Just got back from my second session of getting my ninja on. As per usual, I'm sleeping with my instructor. Heehee.
Trevor was recently granted permission to start up an East Bay training group under his instructor, Shihan Dale Seago, who heads the San Francisco Bujinkan, and I promised him that as soon as he began teaching, I would take classes. So far, I'm loving it, though feeling a tad stupid because it involves learning to move in a whole new and exciting way and my body seems to rebel at every turn. Don't worry, Trevor says, everyone feels a little stupid at first while getting the body mechanics down, and soon it will feel natural. Plus, everyone will be sorry they laughed at you when you shuriken their ass.
Okay, Trevor actually only said the first part about not worrying about feeling stupid and it becoming natural. But dreaming of ass-kicking is also totally normal I think too until you know what you're doing. One with the Tao though and all, I am only kidding. Slightly.
I must say, I am really stoked and excited, because Bujinkan Budo Taijutsu is so flexible and works on such a practical level. And Trevor is such a good instructor. Check out the East Bay Buyu site, and if you're in the EB on Monday nights, come check it out in person!
And while Trevor will never be rolling in the Benjamins from being a Bujinkan instructor, he will be honing his own training, getting more folks interested and trained in the art he loves, and hopefully turning his wife into a trained killer. All things he loves to do, plus he may make just enough to pay his rent on the space every month and pocket a couple of dollars for a bowl of ramen when we visit Japan. Fantasy job.
Funny, I've been thinking about this since reading about fantasy jobs on Julie's blog. Aren't we all looking for satisfaction and the Benjamins? So far, I've been happily sacrificing the latter for the former (and adjusting my life accordingly), but wouldn't it be great if the two could comingle into delicious job nirvana? And by fantasy, I'm talking about not worrying about money, not sacrificing real life for your job, zero-bullshit, and doing something important.
So, my fantasy jobs, in no particular order:
1.Nutritionist
2.Epidemiologist
3.Assassin
4.Chef
5.David J's personal assistant or bass monkey (oy, I'm such a freak -- if I'm honest this is numero uno)

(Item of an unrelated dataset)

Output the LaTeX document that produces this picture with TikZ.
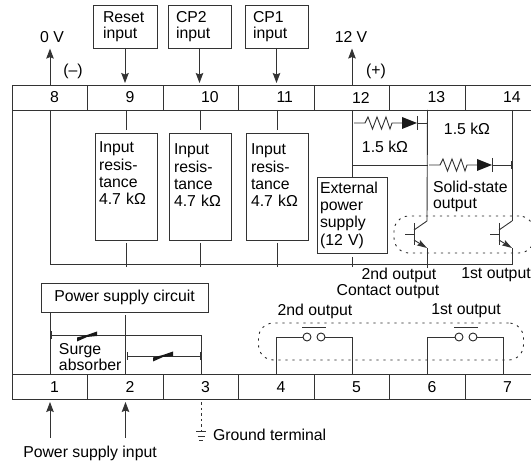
\documentclass[tikz,border=0pt]{standalone}
\usepackage{fontspec}
\setmainfont{Liberation Sans}
\usetikzlibrary{
    arrows.meta,    % For arrow styles
    positioning     % For the terminal rows
}
\tikzset{
    % Style for the terminal cells, number starts at the cell middle
    cell/.style={
        draw=black!80,
        line width=0.9pt,
        rectangle,
        outer sep=0pt,
        inner xsep=0pt,
        inner ysep=0pt,
        text width=75.5pt,
        minimum height=25pt,
        align=left,
        execute at begin node={\hspace*{37.8pt}}
    },
    % Style for the boxes with text
    box/.style={
        draw=black!80,
        line width=0.9pt,
        rectangle,
        outer sep=0pt,
        inner ysep=0pt,
        align=left
    },
    % Style for the dashed groups
    group/.style={
        draw=black!85,
        line width=0.9pt,
        dash pattern=on 2.2pt off 4.8pt,
        rectangle,
        rounded corners=15pt,
        outer sep=0pt
    },
    % Style for the contact circles
    contact/.style={
        draw=black!85,
        line width=0.9pt,
        circle,
        fill=white,
        minimum size=8pt,
        inner sep=0pt,
        outer sep=0pt
    },
    lbl/.style={inner sep=0pt, outer sep=0pt},
    wire/.style={draw=black!80, line width=0.9pt},
    % Style for the connecting arrows
    arrow/.style={
        wire,
        -{Stealth[length=10pt,width=7.5pt,inset=1.5pt]}
    },
    % Resistor with diode behind it
    resdiode/.pic={
        \draw[wire] (0,0) -- (11,0) -- (14,-6) -- (18.5,6) -- (23,-6) -- (27.5,6)
            -- (32,-6) -- (36,6) -- (38,0) -- (48,0);
        \fill[black!90] (48,-6) -- (63,0) -- (48,6) -- cycle;
        \draw[wire] (63.5,-7) -- (63.5,7);
        \coordinate (-out) at (63.5,0);
    },
    % Transistor, origin on the base bar
    transistor/.pic={
        \draw[wire] (-9,0) -- (0,0);
        \draw[wire] (0,-11) -- (0,11);
        \draw[wire] (0,-4) -- (13,-13);
        \draw[wire,-{Stealth[length=10pt,width=6pt,inset=1.5pt]}] (0,6) -- (13,14);
        \coordinate (-c) at (13,-13);
        \coordinate (-e) at (13,14);
    },
    % Surge absorber on a line
    varistor/.pic={
        \fill[black!90] (-10,1.5) -- (-10,5.5) -- (0,1) -- (10,0) -- (10,-4.5) -- (0,-1) -- cycle;
    }
}
\begin{document}
\begin{tikzpicture}[x=1pt, y=-1pt, font=\fontsize{15.8}{17.3}\selectfont]
    \useasboundingbox (0,0) rectangle (531,462);

    % --- TOP ROW ---
    \node (t8)  [cell] at (50,97.5) {8};
    \node (t9)  [cell, right=0pt of t8]  {9};
    \node (t10) [cell, right=0pt of t9]  {10};
    \node (t11) [cell, right=0pt of t10] {11};
    \node (t12) [cell, right=0pt of t11] {12};
    \node (t13) [cell, right=0pt of t12] {13};
    \node (t14) [cell, right=0pt of t13] {14};

    % --- BOTTOM ROW ---
    \node (t1) [cell] at (50,387) {1};
    \node (t2) [cell, right=0pt of t1] {2};
    \node (t3) [cell, right=0pt of t2] {3};
    \node (t4) [cell, right=0pt of t3] {4};
    \node (t5) [cell, right=0pt of t4] {5};
    \node (t6) [cell, right=0pt of t5] {6};
    \node (t7) [cell, right=0pt of t6] {7};

    \draw[wire] (t8.south west) -- (t1.north west);
    \coordinate (bus) at (0,264);

    % --- Voltages ---
    \node (zerov)   [lbl] at (52,37) {0 V};
    \node (twelvev) [lbl] at (351,37) {12 V};
    \node (minus)   [lbl] at (73,71) {(--)};
    \node (plus)    [lbl] at (376,71) {(+)};
    \draw[arrow, shorten >=6pt] (t8.north) -- (t8.north |- zerov.south);
    \draw[arrow, shorten >=6pt] (t12.north) -- (t12.north |- twelvev.south);

    % --- Input boxes on top ---
    \node (reset) [box, inner xsep=10pt, text width=44pt, minimum height=43pt] at (125,26.5) {Reset\\[-1.2pt]input};
    \node (cptwo) [box, inner xsep=8pt, text width=47pt, minimum height=43pt] at (199.5,26.5) {CP2\\[-1.2pt]input};
    \node (cpone) [box, inner xsep=8pt, text width=47pt, minimum height=43pt] at (276.5,26.5) {CP1\\[-1.2pt]input};
    \draw[arrow, shorten >=2pt] (reset.south) -- (reset.south |- t9.north);
    \draw[arrow, shorten >=2pt] (cptwo.south) -- (cptwo.south |- t10.north);
    \draw[arrow, shorten >=2pt] (cpone.south) -- (cpone.south |- t11.north);

    % --- Input resistance ---
    \node (res9)  [box, anchor=north, inner xsep=4pt, text width=54pt, text height=20pt, text depth=87pt] at (126,133) {Input\\resis-\\tance\\4.7 kΩ};
    \node (res10) [box, anchor=north, inner xsep=5pt, text width=52pt, text height=22pt, text depth=85pt] at (200,133) {Input\\resis-\\tance\\4.7 kΩ};
    \node (res11) [box, anchor=north, inner xsep=5pt, text width=52pt, text height=22pt, text depth=85pt] at (277,133) {Input\\resis-\\tance\\4.7 kΩ};

    \draw[wire, shorten >=3pt] (res9.north |- t9.south) -- (res9.north);
    \draw[wire, shorten >=3pt] (res10.north |- t10.south) -- (res10.north);
    \draw[wire, shorten >=3pt] (res11.north |- t11.south) -- (res11.north);
    \draw[wire, shorten <=3pt, shorten >=-3pt] (res9.south) -- (res9.south |- bus);
    \draw[wire, shorten <=3pt, shorten >=-3pt] (res10.south) -- (res10.south |- bus);
    \draw[wire, shorten <=3pt, shorten >=-3pt] (res11.south) -- (res11.south |- bus);

    % --- External supply and solid-state output ---
    \node (ext) [box, inner xsep=3pt, text width=64pt, minimum height=76pt] at (352,215) {External\\power\\supply\\(12 V)};
    \coordinate (j12) at (t12.south |- 0,165);
    \draw[wire] (t12.south) -- (ext.north);
    \draw[wire] (j12) -- (j12 -| t13.south);
    \draw[wire, shorten <=4pt, shorten >=-3pt] (ext.south) -- (ext.south |- bus);

    \pic (da) at (354,123) {resdiode};
    \pic (db) at (429,165) {resdiode};
    \node (oneka) [lbl] at (385,147) {1.5 kΩ};
    \node (onekb) [lbl] at (467,129) {1.5 kΩ};
    \node (solid) [lbl, anchor=west, align=left] at (433,196) {Solid-state\\[-1.2pt]output};

    \pic (qb) at (414,234) {transistor};
    \pic (qa) at (499,234) {transistor};
    \node (qgroup) [group, minimum width=140pt, minimum height=37pt] at (464,234.5) {};

    \draw[wire, -{Bar[width=7pt,length=1pt]}] (da-out) -- (da-out -| t13.south);
    \draw[wire, -{Bar[width=7pt,length=1pt]}] (db-out) -- (db-out -| qa-c);
    \draw[wire] (t13.south) -- (qb-c);
    \draw[wire] (qa-c |- t14.south) -- (qa-c);
    \draw[wire, shorten >=-4pt] (qb-e) -- (qb-e |- bus);
    \draw[wire] (t8.south) -- (t8.south |- bus) -- (qa-e |- bus) -- (qa-e);

    \node (outb) [lbl] at (399,275) {2nd output};
    \node (outa) [lbl] at (496,275) {1st output};
    \node (cout) [lbl] at (388,292) {Contact output};

    % --- Contact output ---
    \node (conb) [lbl] at (315,311) {2nd output};
    \node (cona) [lbl] at (466,311) {1st output};
    \node (cgroup) [group, minimum width=265pt, minimum height=37pt] at (391,341.5) {};
    \node (cba) [contact] at (307,337) {};
    \node (cbb) [contact] at (321,337) {};
    \node (caa) [contact] at (459,337) {};
    \node (cab) [contact] at (473,337) {};
    \draw[wire] (t4.north) |- (cba);
    \draw[wire] (cbb) -| (t5.north);
    \draw[wire] (t6.north) |- (caa);
    \draw[wire] (cab) -| (t7.north);
    \draw[wire] ([xshift=-5pt,yshift=10pt]cba.center) -- ([xshift=5pt,yshift=10pt]cbb.center);
    \draw[wire] ([xshift=-5pt,yshift=10pt]caa.center) -- ([xshift=5pt,yshift=10pt]cab.center);

    % --- Power supply ---
    \node (psu) [box, minimum width=167pt, minimum height=29pt] at (124.5,297.5) {Power supply circuit};
    \draw[wire] (t1.north) -- (t1.north |- psu.south);
    \draw[wire, shorten >=3pt] (t2.north) -- (t2.north |- psu.south);

    \coordinate (sga) at (51,335);
    \coordinate (sgb) at (127,356);
    \draw[wire, {Bar[width=7pt,length=1pt]}-] (sga) -- (sga -| t3.north) -- (t3.north);
    \draw[wire, {Bar[width=7pt,length=1pt]}-{Bar[width=7pt,length=1pt]}] (sgb) -- (sgb -| t3.north);
    \pic at (87,336) {varistor};
    \pic at (163,356) {varistor};
    \node (surge) [lbl, anchor=west, align=left] at (59,357) {Surge\\[-1.2pt]absorber};

    % --- Below the bottom row ---
    \node (pin) [lbl] at (90,453) {Power supply input};
    \draw[arrow, shorten <=8pt, shorten >=2.5pt] (t1.south |- pin.north) -- (t1.south);
    \draw[arrow, shorten <=8pt, shorten >=2.5pt] (t2.south |- pin.north) -- (t2.south);

    \node (gnd) [lbl, anchor=west] at (213,435) {Ground terminal};
    \coordinate (gp) at (t3.south |- 0,431.5);
    \draw[wire, dash pattern=on 2.5pt off 3pt, shorten <=3pt] (t3.south) -- (gp);
    \draw[wire] ([xshift=-5pt]gp) -- ([xshift=5pt]gp);
    \draw[wire] ([xshift=-3.5pt,yshift=-4.5pt]gp) -- ([xshift=3.5pt,yshift=-4.5pt]gp);
    \draw[wire] ([xshift=-2pt,yshift=-9pt]gp) -- ([xshift=2pt,yshift=-9pt]gp);
\end{tikzpicture}
\end{document}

6.Professional player-with of puppies (whoops, you're numero uno after this J, sorry...)
7.Personal shopper for the unfortunately dressed
8.DJ
9.Naturalist
10.Ceramicist
11.Sex columnist
12.Record store clerk
13.Barista-ing with Doug again
14.Sharpshooter of objects
15.Fashionista
16.Esthetician
17.Farmer
18.Jack Bristow
Sigh. Can't I live forever?
And lest you think I forgot about scary things in my posts this month (as if the prospect of me learning the ways of the ninja is not scary enough and what Stan Lee might smell like didn't make you blanch with horror), check out the cool shenanigans Trevor has been up to in his Information Technology Tools and Applications class whilst pursuing one of his fantasy jobs, librarian. Oooh, spooky frames!
5 Comments:
Hold on... librarianship is a fantasy job? But I get paid to do it.
Ah, but with what are you paid?
By the way, how'd you make your very-cool self-portrait?
I think Mark may just look like that normally. I also think he may have neglected to mention that he's an intergalactic librarian, and that he gained control of his literary kingdom through the utilization of eye socket laser beam technology. Or did you get those purely through genetics?
I didn't realize Trevor was a ninja. Man- Grant Fish, Dan Schultz and now Trevor..
That's rare company!
Thanks sweets, but I think I can handle any "assistance" the J may need. ;)
Anyway, I think we might very well kill him with our WonderTwin powers. Poor man.